Pastore-Sebring shares memories similar to Gilbert’s with a family brunch on Saturday or Sunday part of the b-roll of her childhood. She looks at brunch as an opportunity to “cleanse yourself” of the previous night.
All of this eating and drinking is stretched out over the course of the meal, as Pastore-Sebring and Gilbert noted from their own experiences. The average American spends a total of 67.8 minutes a day eating, according to a 2011 tally by the U.S. Department of Agriculture. Going off Gilbert’s estimates, the average brunch table at The Yard stays there for at least 90 minutes.
Spreading out the time between courses is good for the body, according to Jeffrey Lucchino, Director of Sports Nutrition at UPMC. He compares the body to a sponge: Eating fast activates a “snooze button,” contributing to lethargic behavior and bloating. Eating slow lets your head keep better track of your hunger.

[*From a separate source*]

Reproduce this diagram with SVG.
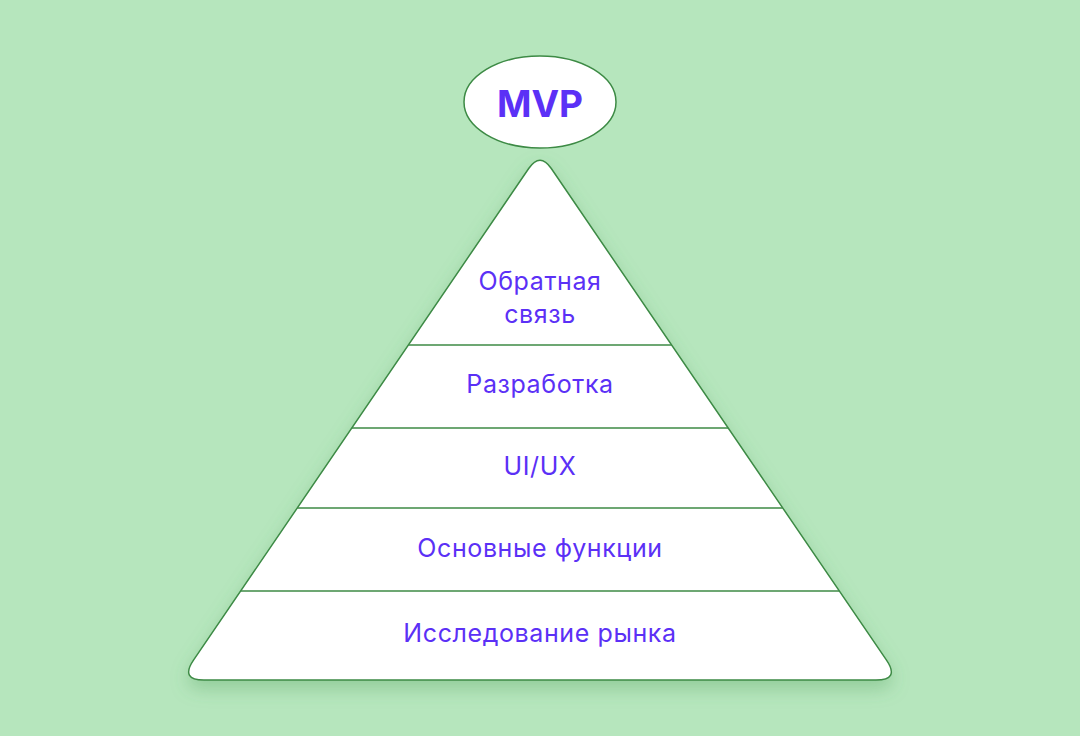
<svg xmlns="http://www.w3.org/2000/svg" width="1080" height="736" viewBox="0 0 1080 736">
  <defs>
    <filter id="sh" x="-10%" y="-10%" width="120%" height="130%">
      <feDropShadow dx="0" dy="8" stdDeviation="9" flood-color="#4e9e5a" flood-opacity="0.35"/>
    </filter>
    <style>
      .lbl { font-family: "Inter", "Noto Sans", "Liberation Sans", sans-serif; font-size: 25px; letter-spacing: 0.6px; fill: #5b30f6; text-anchor: middle; }
      .band { stroke: #3d8a45; stroke-width: 1.5; fill: none; }
      .shape { fill: #ffffff; stroke: #3d8a45; stroke-width: 1.5; }
    </style>
  </defs>
  <rect width="1080" height="736" fill="#b6e6bd"/>
  <g id="pyramid">
    <path class="shape" filter="url(#sh)" d="M528.7,168.5 Q540,152 551.3,168.5 L886.5,660.2 Q900,680 876,680 L204,680 Q180,680 193.5,660.2 Z"/>
  </g>
  <g id="connectors">
    <line class="band" x1="408.4" y1="345" x2="671.6" y2="345"/>
    <line class="band" x1="351.8" y1="428" x2="728.2" y2="428"/>
    <line class="band" x1="297.3" y1="508" x2="782.7" y2="508"/>
    <line class="band" x1="240.7" y1="591" x2="839.3" y2="591"/>
  </g>
  <g id="mvp">
    <ellipse class="shape" cx="540" cy="102" rx="76" ry="46"/>
    <text x="540" y="117" style="font-family: 'Inter', 'Noto Sans', 'Liberation Sans', sans-serif; font-size: 37px; font-weight: 700; fill: #5b30f6; text-anchor: middle;">MVP</text>
  </g>
  <g id="layer-feedback">
    <text class="lbl" x="540" y="290">Обратная</text>
    <text class="lbl" x="540" y="323">связь</text>
  </g>
  <g id="layer-dev">
    <text class="lbl" x="540" y="393">Разработка</text>
  </g>
  <g id="layer-uiux">
    <text class="lbl" x="540" y="475">UI/UX</text>
  </g>
  <g id="layer-features">
    <text class="lbl" x="540" y="557">Основные функции</text>
  </g>
  <g id="layer-research">
    <text class="lbl" x="540" y="642">Исследование рынка</text>
  </g>
</svg>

“Your brain needs 20 minutes to realize that something is being consumed,” Lucchino said. That delay means eating slow makes you become “fuller quicker” and eat less.
Brunch also invites a group to share food among themselves. With food sharing, you “can have almost everything on the menu” with a big group, as Subramaniam observed. Pastore-Sebring saw brunch as a meal in a more European tradition, like an Italian antipasti or Spanish tapas. That let’s everyone have a nibble without breaking the bank — or their stomach.
As for the booze, even if it may make things cloudy, the effect on a hangover-addled brain and body can still feel beneficial — to an extent.
“[Brunch] is catch up time for the pallette and the brain,” Subramaniam said. “[But] if you order five bloody marys, I wouldn’t call that healthy.”
While all that booze might be helpful to Peter’s bottom line, sharing a few plates would be just fine as well. Brehl is hoping within a few months, they might have to open the upstairs of the pub for spillover crowds.
“That’s going to be our barometer,” Brehl said.